"Homeless dog can only pray for a miracle." courtesy of mingpao.com |
Last year when TWELVE NIGHTS was released in Taiwan, it already led to an enormous response. This April this film finally arrives in Hong Kong. When I provided my voice to the Cantonese trailer, I already knew that, like many people who love animals in Hong Kong, my blood would boil again very soon because of how truly shocking TWELVE NIGHTS is!
This documentary is about the final 12 nights of life after stray animals are taken to the shelters. The film has no actor, no script, just dogs that are waiting for death and their actual situations. The situation is poor and pitiful, which is also the fate of shelter dogs. The film's tone as expected is heavy, but I still feel that no matter you love dogs or not, you should watch this film because TWELVE NIGHTS is actually about the value and the dignity of life. When a perfectly good dog, after being taken to the shelter, gradually loses its life and dignity, I am the most saddened. I am saddened because they have no choice, watching their companions get mad, sick, separated from their offspring, euthanized, to them being the one getting mad, sick, separated from offspring, euthanized......they can only pray for a miracle, pray that their owners would only show up late and not never; or any pair of legs that passes by their cages would please stop and take a look at them, take away them and their friends......of course everything is just empty thought, most shelter dogs can only take their only dream, close their eyes and go to Heaven.

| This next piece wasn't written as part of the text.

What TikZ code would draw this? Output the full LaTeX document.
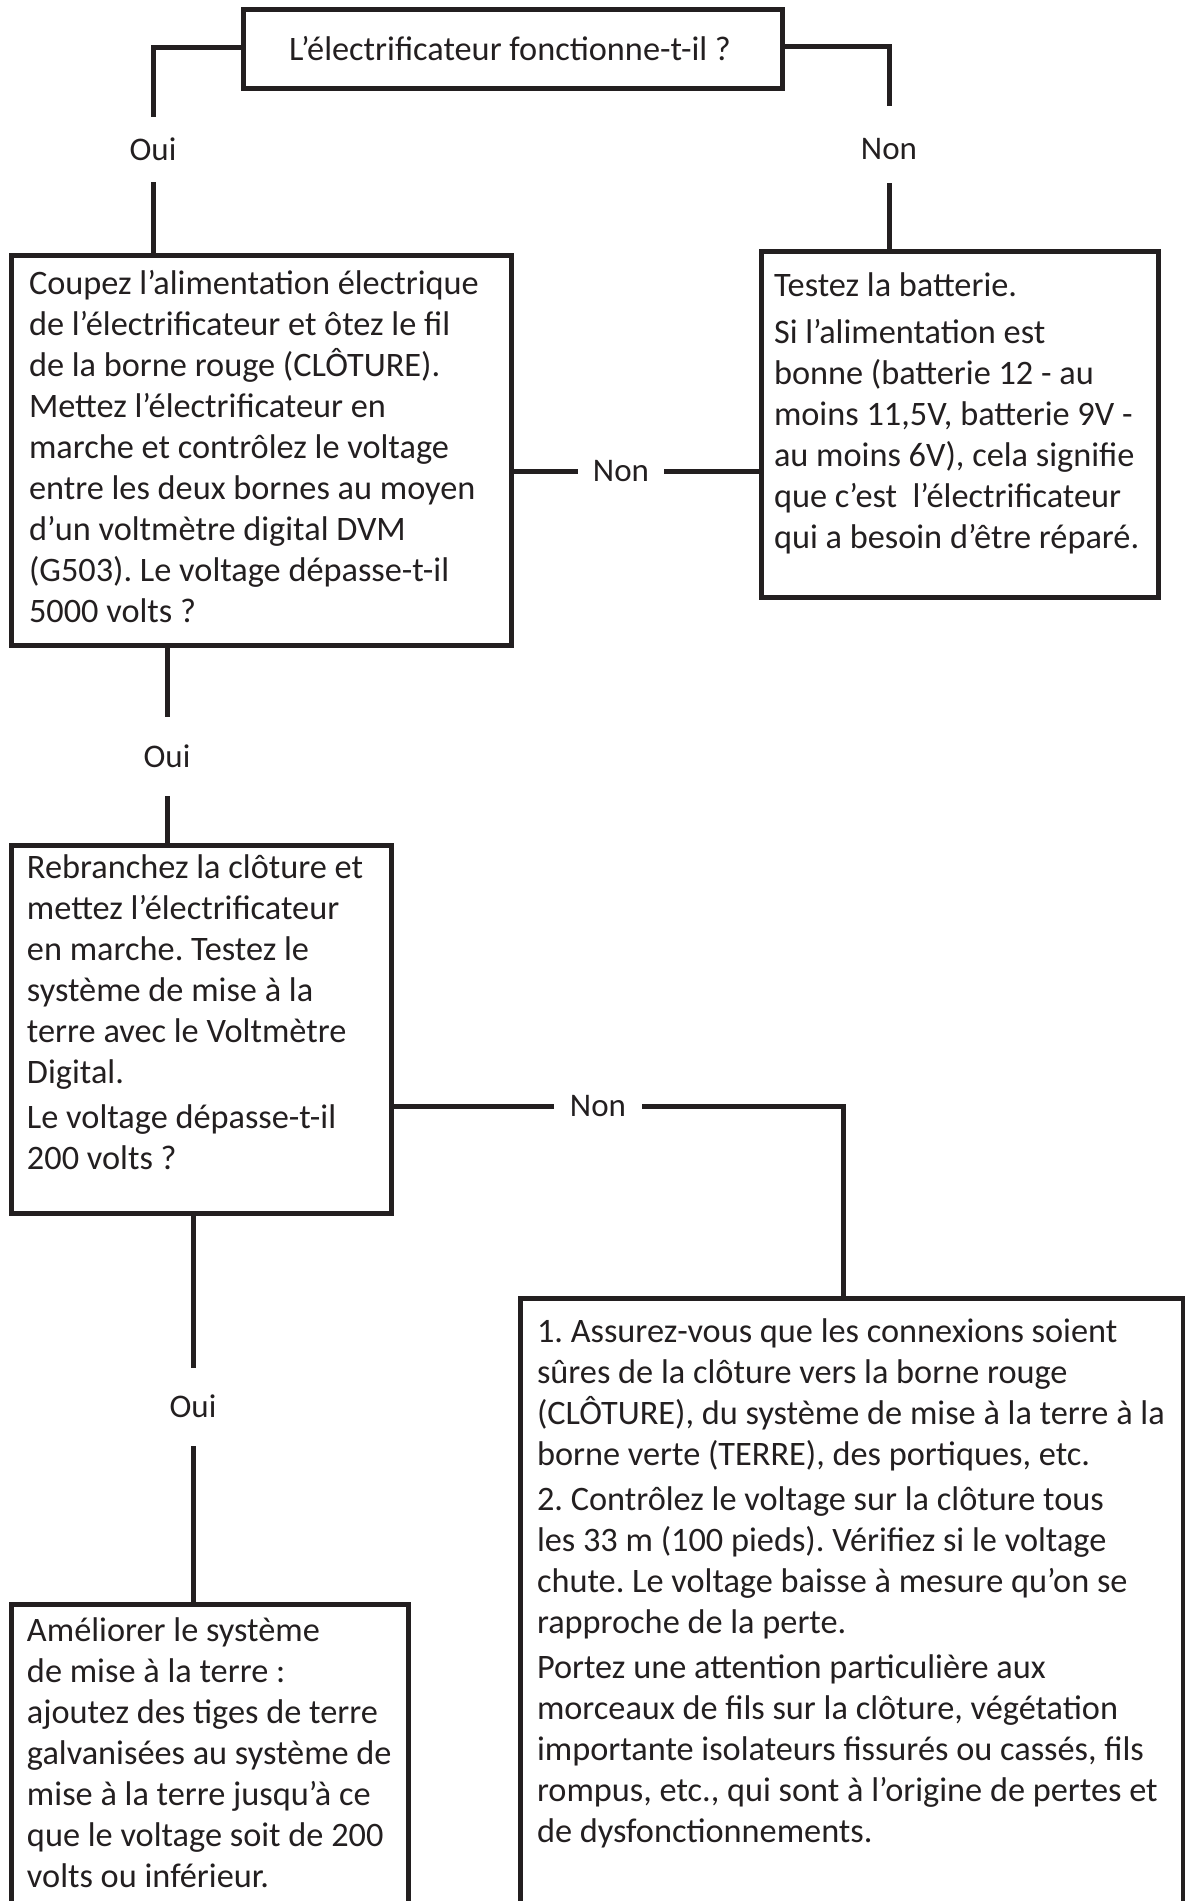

In the film a dog named Tat Mor makes my heart ache the most. Originally it keeps silent, even when together with other dogs in a cage it stays still. Until the 9th day when one of its companions die, it just keeps shivering in a corner with eyes full of fear. Later it climbs onto the net with all four limbs and howls out of control with all of its energy out of the cage. It wants to immediately escape from this hell on earth and it is hard to watch. In addition a mother dog is separated from its offspring as soon as they are born. It does not even have the right to feed its children. Separated from them, it can only try to listen its offsprings' cries from afar in the silent night to sense their existence. They have no choice, their fate of twelve night countdown starts from the moment that they are taken to the shelter.
After watching this film, I could not be myself for awhile. I kept mourning for those short lives with my husband and our adopted mixed breed dog Luna. I have been to some local shelters to adopt animals before, unfortunately I was limited by what I could do. Although I really wanted to, I could not possible take all the animals away. In the end only one could go home with me. The looks from the other dogs was hard for me to take, the helplessness of them telling you something but there was nothing you could do. I believe that euthanasia is not the only way, we definitely have better methods. Only when people keep abandoning their pets, the number of the homeless grows and grows. When the burden on society is too much, in the end it still returns to euthanasia. Only by maintaining the "adoption not abandonment" social trend can we effectively resolve the severe problem of abandoned animals with balance. In the end, no one has the right to harm or abandon any life.
Actually everything lies with how you choose. When you accept and leave a relationship, do you humanely face your responsibility or numbly do what is convenient?
Watch TWELVE NIGHTS, you would know life anew.